Psalm 119 – He: A Life of Distractions

Turn my eyes from looking at worthless things;

I’m not one to spend a great deal of time looking through video clips of people doing stupid things. In fact, I don’t really do that at all. But some of my friends do and they showed me a video which was a compilation of people walking into things while texting, I encourage you to watch it (you can find it here: https://www.youtube.com/watch?v=nYgTM1pPjKQ). This video is partly why I no longer text while walking, another reason is that doing so is just plain rude and besides, you miss a whole world around you when your eyes are focused on your electronic god. If I need to text while I’m walking, most of the time I step to the side and stand still until I finish my texts before moving ahead, though I’m sure there are times when I break this rule of mine.

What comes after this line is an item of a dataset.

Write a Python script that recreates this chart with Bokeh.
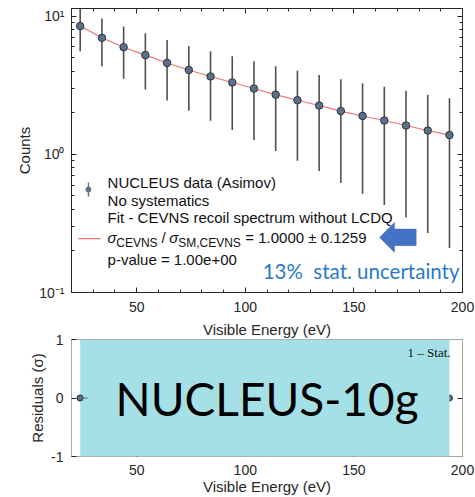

Years ago I was traveling with some friends to a soccer game about two hours away from my house and, as normal people do, we were talking the whole way. I don’t remember what we were talking about but the conversation was evidently engrossing enough that before long we realized we had been in the car for about two hours. We waited for the next exit on the highway finding that we had driven far past the road we needed to take. Needless to say, we ended up arriving at the game a bit late.

This past year a very similar thing happened as I was driving with a friend. I was supposed to be giving directions but I had become engrossed in the conversation and made a quick decision regarding an intersection we wanted to take, a decision that ended up being wrong. About thirty minutes later we realized we had been driving in the opposite direction of our intended destination, making us about an hour late in arriving where we wanted to be.

There have also been times in classes and during sermons when, as the teacher or pastor spoke, my mind was distracted. I have often found myself thinking about the attractive people around me, what I did the day or night before, what I want to do the rest of that day or week, or many other things instead of focusing on the words being spoken. And by the time the speaker begins to wrap things up, I find that I have no clue what they have been talking about. The same thing happens to me when I read books, watch a movie, listen to music, or well…really anything else.

Other than the possibility of walking into oncoming traffic, most of these problems are not mortal issues. I might fall into a pool of water, drive a few extra miles, or miss a message I probably should have heard. But while these aren’t deadly, they do illustrate my capacity to be overtaken by distraction. Even now as I write this, I just took a five-minute break to do absolutely nothing. I mean, I ate a cracker, said hello to the dogs, and switched over a load of laundry, but I didn’t have to do any of those things. I could have stayed here and finished this post, and yet I didn’t. I got up, for no good reason, and disrupted my stream of thought, so now as I sit here trying to find my former words I find I can’t. I have found some words, obviously, but those which were so ready to go before my mind thought about the laundry are now lost, never to be recovered again. I suspect I’m not the only one who has these experiences, but my experiences are not limited to inane things.

I find myself often looking away from good things and focusing on worthless things. Sometimes I notice it right away and sometimes it takes a long time for me to realize what I have done. Sometimes it doesn’t take much to alert me to my distraction, but sometimes I have to fall into a pool of water or run into a glass window or nearly get run over by a bus before I realize the direction I have taken is the wrong one. The author of Psalm 119 seems to understand this as he pens his words in verses 33-40. He knows there is a path leading to life and he knows he wants to hold his feet to that path. But he also knows his heart is prone to wander and leave the God he loves. He knows he alone cannot keep his eyes on God and his feet on the Lord’s paths: he knows only God can do that for him.

In other words, he needs someone to take his cell phone from him. He needs someone to be vigilant about giving the right directions. He needs someone to jab him in the ribs when his mind wanders in a sermon or class. He needs someone to hit him in the face with the truly important things in life when he starts walking down the broad road that leads to destruction. In short, he needs, as we all do, the one who built the narrow gate and paved the righteous path to walk alongside of us keeping our eyes focused on the only thing in life with meaning: the ways of God, for in them is found life, both abundant and eternal, everything else is a life of distractions.